Source material:
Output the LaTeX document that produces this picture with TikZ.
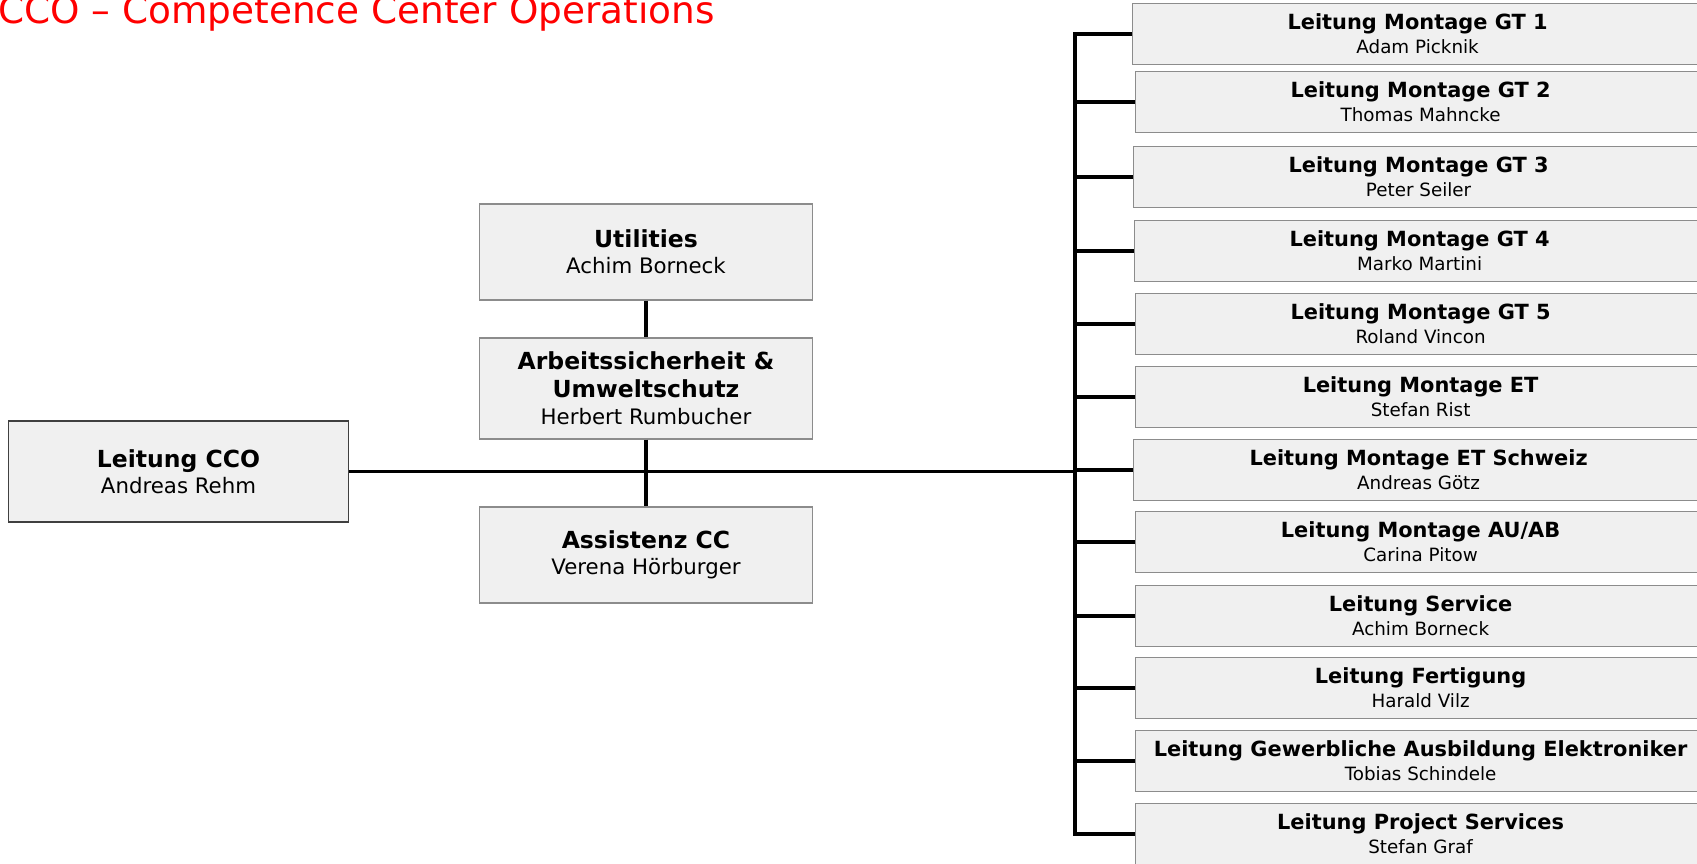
\documentclass[tikz,border=0pt]{standalone}
\usepackage{fontspec}
\setmainfont{DejaVu Sans}
\usepackage{xcolor}
\usepackage{tikz}
\usetikzlibrary{positioning}
\definecolor{boxfill}{HTML}{F0F0F0}
\definecolor{boxline}{HTML}{8C8C8C}
\definecolor{headline}{HTML}{FF0000}
\newcommand{\bighead}[1]{{\fontsize{23.5}{26}\selectfont\bfseries #1}}
\newcommand{\subhead}[1]{{\fontsize{20.9}{24}\selectfont\bfseries #1}}

\begin{document}
\begin{tikzpicture}[x=1pt,y=-1pt]
	\useasboundingbox (0,0) rectangle (1697,863);
	\tikzstyle{unit}=[draw=boxline,fill=boxfill,line width=1.2pt,inner sep=0pt,align=center]
	\tikzstyle{bigunit}=[unit,minimum width=333pt,font=\fontsize{21.3}{26}\selectfont]
	\tikzstyle{subunit}=[unit,anchor=west,minimum width=570pt,minimum height=61pt,font=\fontsize{18.3}{24}\selectfont]
	\tikzstyle{link}=[line width=3.6pt]
	% title
	\node[anchor=base west,inner sep=0pt,text=headline,font=\fontsize{37.4}{44}\selectfont](title) at (-2,23) {CCO – Competence Center Operations};
	% head and staff units
	\node[bigunit,draw=black!75,minimum width=340pt,minimum height=101pt](cco) at (178.5,471.5) {\bighead{Leitung CCO}\\Andreas Rehm};
	\node[bigunit,minimum height=96pt](util) at (646,252) {\bighead{Utilities}\\Achim Borneck};
	\node[bigunit,minimum height=101pt,font=\fontsize{21.3}{27.5}\selectfont](asu) at (646,388.5) {\bighead{Arbeitssicherheit \&}\\\bighead{Umweltschutz}\\Herbert Rumbucher};
	\node[bigunit,minimum height=96pt](assist) at (646,555) {\bighead{Assistenz CC}\\Verena Hörburger};
	% line units
	\node[subunit](m1) at (1132,34) {\subhead{Leitung Montage GT 1}\\Adam Picknik};
	\node[subunit](m2) at (1135,102) {\subhead{Leitung Montage GT 2}\\Thomas Mahncke};
	\node[subunit](m3) at (1133,177) {\subhead{Leitung Montage GT 3}\\Peter Seiler};
	\node[subunit](m4) at (1134,251) {\subhead{Leitung Montage GT 4}\\Marko Martini};
	\node[subunit](m5) at (1135,324) {\subhead{Leitung Montage GT 5}\\Roland Vincon};
	\node[subunit](m6) at (1135,397) {\subhead{Leitung Montage ET}\\Stefan Rist};
	\node[subunit](m7) at (1133,470) {\subhead{Leitung Montage ET Schweiz}\\Andreas Götz};
	\node[subunit](m8) at (1135,542) {\subhead{Leitung Montage AU/AB}\\Carina Pitow};
	\node[subunit](m9) at (1135,616) {\subhead{Leitung Service}\\Achim Borneck};
	\node[subunit](m10) at (1135,688) {\subhead{Leitung Fertigung}\\Harald Vilz};
	\node[subunit](m11) at (1135,761) {\subhead{Leitung Gewerbliche Ausbildung Elektroniker}\\Tobias Schindele};
	\node[subunit](m12) at (1135,834) {\subhead{Leitung Project Services}\\Stefan Graf};
	% connectors
	\coordinate(bustop) at (1075,34);
	\coordinate(busbot) at (1075,834);
	\draw[link](util) -- (asu);
	\draw[link](asu) -- (assist);
	\draw[link](cco.east) -- (cco.east -| bustop);
	\draw[link](m1.west) -- (bustop) -- (busbot) -- (m12.west);
	\draw[link](m2.west) -- (m2.west -| bustop);
	\draw[link](m3.west) -- (m3.west -| bustop);
	\draw[link](m4.west) -- (m4.west -| bustop);
	\draw[link](m5.west) -- (m5.west -| bustop);
	\draw[link](m6.west) -- (m6.west -| bustop);
	\draw[link](m7.west) -- (m7.west -| bustop);
	\draw[link](m8.west) -- (m8.west -| bustop);
	\draw[link](m9.west) -- (m9.west -| bustop);
	\draw[link](m10.west) -- (m10.west -| bustop);
	\draw[link](m11.west) -- (m11.west -| bustop);
\end{tikzpicture}
\end{document}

Aim of the task:
Skipping the pictures, transcribe each line above exactly as it appears.

Result of this exercise:
Output the LaTeX document that produces this picture with TikZ.
\documentclass[tikz,border=0pt]{standalone}
\usepackage{fontspec}
\setmainfont{DejaVu Sans}
\usepackage{xcolor}
\usepackage{tikz}
\usetikzlibrary{positioning}
\definecolor{boxfill}{HTML}{F0F0F0}
\definecolor{boxline}{HTML}{8C8C8C}
\definecolor{headline}{HTML}{FF0000}
\newcommand{\bighead}[1]{{\fontsize{23.5}{26}\selectfont\bfseries #1}}
\newcommand{\subhead}[1]{{\fontsize{20.9}{24}\selectfont\bfseries #1}}

\begin{document}
\begin{tikzpicture}[x=1pt,y=-1pt]
	\useasboundingbox (0,0) rectangle (1697,863);
	\tikzstyle{unit}=[draw=boxline,fill=boxfill,line width=1.2pt,inner sep=0pt,align=center]
	\tikzstyle{bigunit}=[unit,minimum width=333pt,font=\fontsize{21.3}{26}\selectfont]
	\tikzstyle{subunit}=[unit,anchor=west,minimum width=570pt,minimum height=61pt,font=\fontsize{18.3}{24}\selectfont]
	\tikzstyle{link}=[line width=3.6pt]
	% title
	\node[anchor=base west,inner sep=0pt,text=headline,font=\fontsize{37.4}{44}\selectfont](title) at (-2,23) {CCO – Competence Center Operations};
	% head and staff units
	\node[bigunit,draw=black!75,minimum width=340pt,minimum height=101pt](cco) at (178.5,471.5) {\bighead{Leitung CCO}\\Andreas Rehm};
	\node[bigunit,minimum height=96pt](util) at (646,252) {\bighead{Utilities}\\Achim Borneck};
	\node[bigunit,minimum height=101pt,font=\fontsize{21.3}{27.5}\selectfont](asu) at (646,388.5) {\bighead{Arbeitssicherheit \&}\\\bighead{Umweltschutz}\\Herbert Rumbucher};
	\node[bigunit,minimum height=96pt](assist) at (646,555) {\bighead{Assistenz CC}\\Verena Hörburger};
	% line units
	\node[subunit](m1) at (1132,34) {\subhead{Leitung Montage GT 1}\\Adam Picknik};
	\node[subunit](m2) at (1135,102) {\subhead{Leitung Montage GT 2}\\Thomas Mahncke};
	\node[subunit](m3) at (1133,177) {\subhead{Leitung Montage GT 3}\\Peter Seiler};
	\node[subunit](m4) at (1134,251) {\subhead{Leitung Montage GT 4}\\Marko Martini};
	\node[subunit](m5) at (1135,324) {\subhead{Leitung Montage GT 5}\\Roland Vincon};
	\node[subunit](m6) at (1135,397) {\subhead{Leitung Montage ET}\\Stefan Rist};
	\node[subunit](m7) at (1133,470) {\subhead{Leitung Montage ET Schweiz}\\Andreas Götz};
	\node[subunit](m8) at (1135,542) {\subhead{Leitung Montage AU/AB}\\Carina Pitow};
	\node[subunit](m9) at (1135,616) {\subhead{Leitung Service}\\Achim Borneck};
	\node[subunit](m10) at (1135,688) {\subhead{Leitung Fertigung}\\Harald Vilz};
	\node[subunit](m11) at (1135,761) {\subhead{Leitung Gewerbliche Ausbildung Elektroniker}\\Tobias Schindele};
	\node[subunit](m12) at (1135,834) {\subhead{Leitung Project Services}\\Stefan Graf};
	% connectors
	\coordinate(bustop) at (1075,34);
	\coordinate(busbot) at (1075,834);
	\draw[link](util) -- (asu);
	\draw[link](asu) -- (assist);
	\draw[link](cco.east) -- (cco.east -| bustop);
	\draw[link](m1.west) -- (bustop) -- (busbot) -- (m12.west);
	\draw[link](m2.west) -- (m2.west -| bustop);
	\draw[link](m3.west) -- (m3.west -| bustop);
	\draw[link](m4.west) -- (m4.west -| bustop);
	\draw[link](m5.west) -- (m5.west -| bustop);
	\draw[link](m6.west) -- (m6.west -| bustop);
	\draw[link](m7.west) -- (m7.west -| bustop);
	\draw[link](m8.west) -- (m8.west -| bustop);
	\draw[link](m9.west) -- (m9.west -| bustop);
	\draw[link](m10.west) -- (m10.west -| bustop);
	\draw[link](m11.west) -- (m11.west -| bustop);
\end{tikzpicture}
\end{document}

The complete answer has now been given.